The high quality of the five new, unrecorded songs Thompson included in his 23-song set indicate that, at 41, he has suffered no creative let-up. The concert began with two excellent new numbers, “I Misunderstood,” a fine lover’s plaint, and “1952 Vincent Black Lightning,” in which a fleet, springy, bluegrass-tinged guitar propelled the vibrant tale of a doomed outlaw biker--a sort of “Bonnie and Clyde” on two wheels.
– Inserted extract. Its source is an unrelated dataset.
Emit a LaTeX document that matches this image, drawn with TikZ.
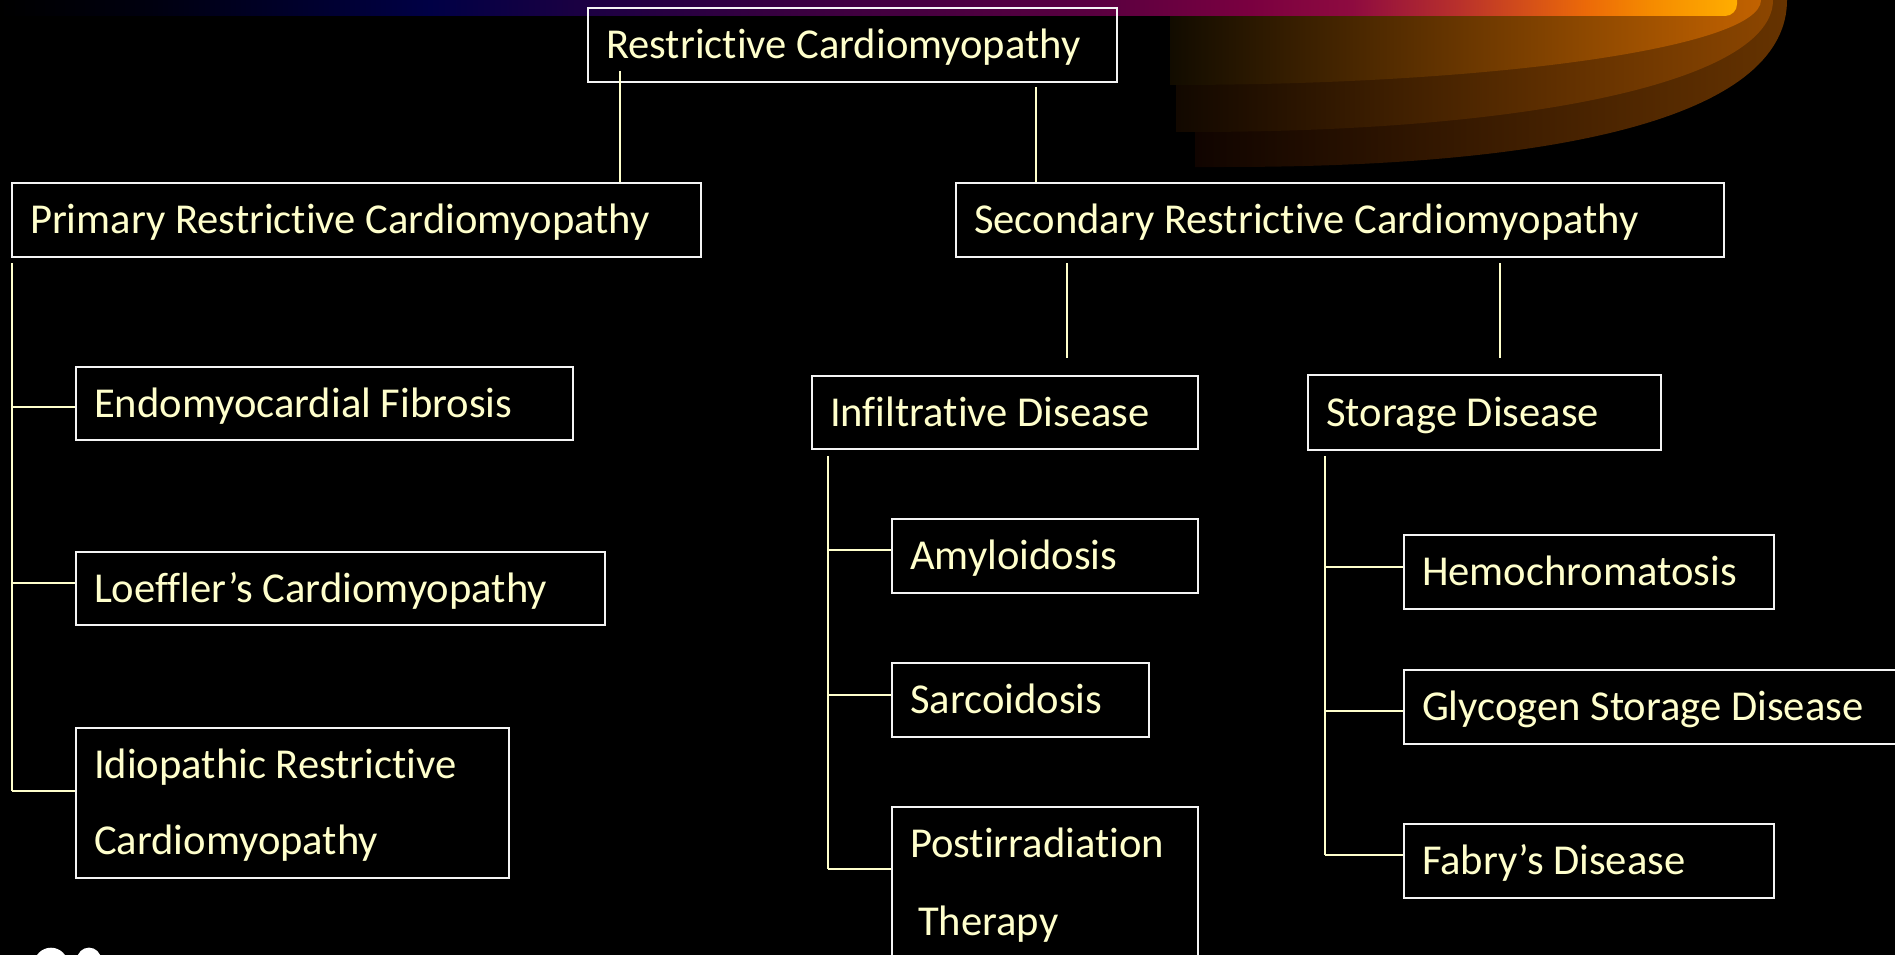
\documentclass[tikz,border=0pt]{standalone}
\usepackage{fontspec}
\setmainfont{Carlito}[Ligatures={NoCommon}]
\usetikzlibrary{calc}
\definecolor{txt}{HTML}{FFFFCC}
\definecolor{lnc}{HTML}{FFFFCC}
\definecolor{boxc}{HTML}{F4F4F4}
\definecolor{bA}{HTML}{000000}
\definecolor{bB}{HTML}{00000F}
\definecolor{bC}{HTML}{000045}
\definecolor{bD}{HTML}{1C0042}
\definecolor{bE}{HTML}{3A0040}
\definecolor{bF}{HTML}{5A0040}
\definecolor{bG}{HTML}{7A0040}
\definecolor{bH}{HTML}{8E0B40}
\definecolor{bI}{HTML}{B8302C}
\definecolor{bJ}{HTML}{EC6A08}
\definecolor{bK}{HTML}{F58A00}
\definecolor{bL}{HTML}{FFAE00}
\definecolor{lOneA}{HTML}{120C00}
\definecolor{lOneM}{HTML}{804000}
\definecolor{lOneB}{HTML}{C26200}
\definecolor{lTwoA}{HTML}{120800}
\definecolor{lTwoM}{HTML}{5A2E00}
\definecolor{lTwoB}{HTML}{8C4600}
\definecolor{lThrA}{HTML}{100400}
\definecolor{lThrM}{HTML}{402000}
\definecolor{lThrB}{HTML}{663300}
\pgfdeclarehorizontalshading{bannershade}{100bp}{color(0bp)=(bA); color(25.4bp)=(bA); color(29.7bp)=(bB); color(37.7bp)=(bC); color(42.2bp)=(bD); color(48.3bp)=(bE); color(56.8bp)=(bF); color(61.1bp)=(bG); color(64bp)=(bH); color(67bp)=(bI); color(70.7bp)=(bJ); color(72.5bp)=(bK); color(75bp)=(bL); color(100bp)=(bL)}
\newcommand\boxtext[2]{\parbox[t]{#1}{\raggedright #2}}
\tikzset{
  box/.style={draw=boxc, line width=2.2pt, text=txt, anchor=north west,
    inner xsep=18pt, inner ysep=0pt, text height=27pt, text depth=0pt,
    font=\fontsize{42.6}{76}\selectfont},
  conn/.style={draw=lnc, line width=2pt}
}
\begin{document}
\begin{tikzpicture}[x=1pt,y=-1pt]
\useasboundingbox (0,0) rectangle (1895,955);
\fill[black] (0,0) rectangle (1895,955);
% swoosh layers
\path[left color=lThrA, middle color=lThrM, right color=lThrB]
  (1195,-5) -- (1195,167) -- (1224,167) .. controls (1590,167) and (1787,108.6) .. (1787,0) -- (1787,-5) -- cycle;
\path[left color=lTwoA, middle color=lTwoM, right color=lTwoB]
  (1176,-5) -- (1176,132) -- (1190,132) .. controls (1540,132) and (1773,79) .. (1773,0) -- (1773,-5) -- cycle;
\path[left color=lOneA, middle color=lOneM, right color=lOneB]
  (1170,-5) -- (1170,85) .. controls (1496,85) and (1761,47) .. (1761,0) -- (1761,-5) -- cycle;
% top banner
\shade[shading=bannershade, rounded corners=12pt] (-15,-15) rectangle (1737,16);
% logo fragment
\fill[white] (51,964.7) circle (17);
\fill[white] (89,959.6) circle (12);
% boxes
\node[box, minimum width=529pt, minimum height=74pt] (top) at (587,7) {\boxtext{493pt}{Restrictive Cardiomyopathy}};
\node[box, minimum width=689pt, minimum height=74pt] (primary) at (11,182) {\boxtext{653pt}{Primary Restrictive Cardiomyopathy}};
\node[box, minimum width=497pt, minimum height=73pt] (endo) at (75,366) {\boxtext{461pt}{Endomyocardial Fibrosis}};
\node[box, minimum width=529pt, minimum height=73pt] (loeff) at (75,551) {\boxtext{493pt}{Loeffler’s Cardiomyopathy}};
\node[box, minimum width=433pt, minimum height=150pt, text depth=76pt] (idio) at (75,727) {\boxtext{397pt}{Idiopathic Restrictive\\Cardiomyopathy}};
\node[box, minimum width=768pt, minimum height=74pt] (secondary) at (955,182) {\boxtext{732pt}{Secondary Restrictive Cardiomyopathy}};
\node[box, minimum width=386pt, minimum height=73pt] (infil) at (811,375) {\boxtext{350pt}{Infiltrative Disease}};
\node[box, minimum width=306pt, minimum height=74pt] (amy) at (891,518) {\boxtext{270pt}{Amyloidosis}};
\node[box, minimum width=257pt, minimum height=74pt] (sarc) at (891,662) {\boxtext{221pt}{Sarcoidosis}};
\node[box, minimum width=306pt, minimum height=160pt, text depth=86pt] (post) at (891,806) {\boxtext{270pt}{Postirradiation\\[2pt]\hspace*{8pt}Therapy}};
\node[box, minimum width=353pt, minimum height=75pt] (storage) at (1307,374) {\boxtext{317pt}{Storage Disease}};
\node[box, minimum width=370pt, minimum height=74pt] (hemo) at (1403,534) {\boxtext{334pt}{Hemochromatosis}};
\node[box, minimum width=520pt, minimum height=74pt] (glyc) at (1403,669) {\boxtext{484pt}{Glycogen Storage Disease}};
\node[box, minimum width=370pt, minimum height=74pt] (fabry) at (1403,823) {\boxtext{334pt}{Fabry’s Disease}};
% connectors from the top box
\coordinate (ta) at (620,71);
\coordinate (tb) at (1036,87);
\draw[conn] (ta) -- (ta |- primary.north);
\draw[conn] (tb) -- (tb |- secondary.north);
% primary trunk
\coordinate (pa) at (12,263);
\coordinate (pe) at (12,407);
\coordinate (pl) at (12,582.5);
\coordinate (pi) at (12,791);
\draw[conn] (pa) -- (pi);
\draw[conn] (pe) -- (pe -| endo.west);
\draw[conn] (pl) -- (pl -| loeff.west);
\draw[conn] (pi) -- (pi -| idio.west);
% secondary stubs
\coordinate (sa) at (1067,263);
\coordinate (sb) at (1067,358);
\coordinate (sc) at (1500,263);
\coordinate (sd) at (1500,358);
\draw[conn] (sa) -- (sb);
\draw[conn] (sc) -- (sd);
% infiltrative trunk
\coordinate (ia) at (828,456);
\coordinate (im) at (828,550);
\coordinate (is) at (828,695);
\coordinate (ip) at (828,869);
\draw[conn] (ia) -- (ip);
\draw[conn] (im) -- (im -| amy.west);
\draw[conn] (is) -- (is -| sarc.west);
\draw[conn] (ip) -- (ip -| post.west);
% storage trunk
\coordinate (ga) at (1325,456);
\coordinate (gh) at (1325,566.7);
\coordinate (gg) at (1325,710.7);
\coordinate (gf) at (1325,854.5);
\draw[conn] (ga) -- (gf);
\draw[conn] (gh) -- (gh -| hemo.west);
\draw[conn] (gg) -- (gg -| glyc.west);
\draw[conn] (gf) -- (gf -| fabry.west);
\end{tikzpicture}
\end{document}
As always, Thompson’s guitar work was little short of astonishing. Few other rock guitarists can achieve the churning, obsessive quality with which he colored “Shoot Out the Lights” and “When the Spell is Broken.” He accomplished it with lurching rhythmic shifts, sudden notes bent and held to the point of stress fracture, and inexorable, hammering bass figures like the Indian war dance thrum of “When the Spell is Broken”--all harnessed for strictly expressive purposes, not mere show. The solo in “Down Where the Drunkards Roll” was a lovely display of lyricism, while the blazing country licks at the end of “Valerie” were propulsion personified. Thompson made his guitar sound like a train rumbling nearer and nearer, with whistles blowing. It was a fitting evocation from a rocker who, 22 years after his debut with Fairport Convention, still has his creative engines stoked and burning.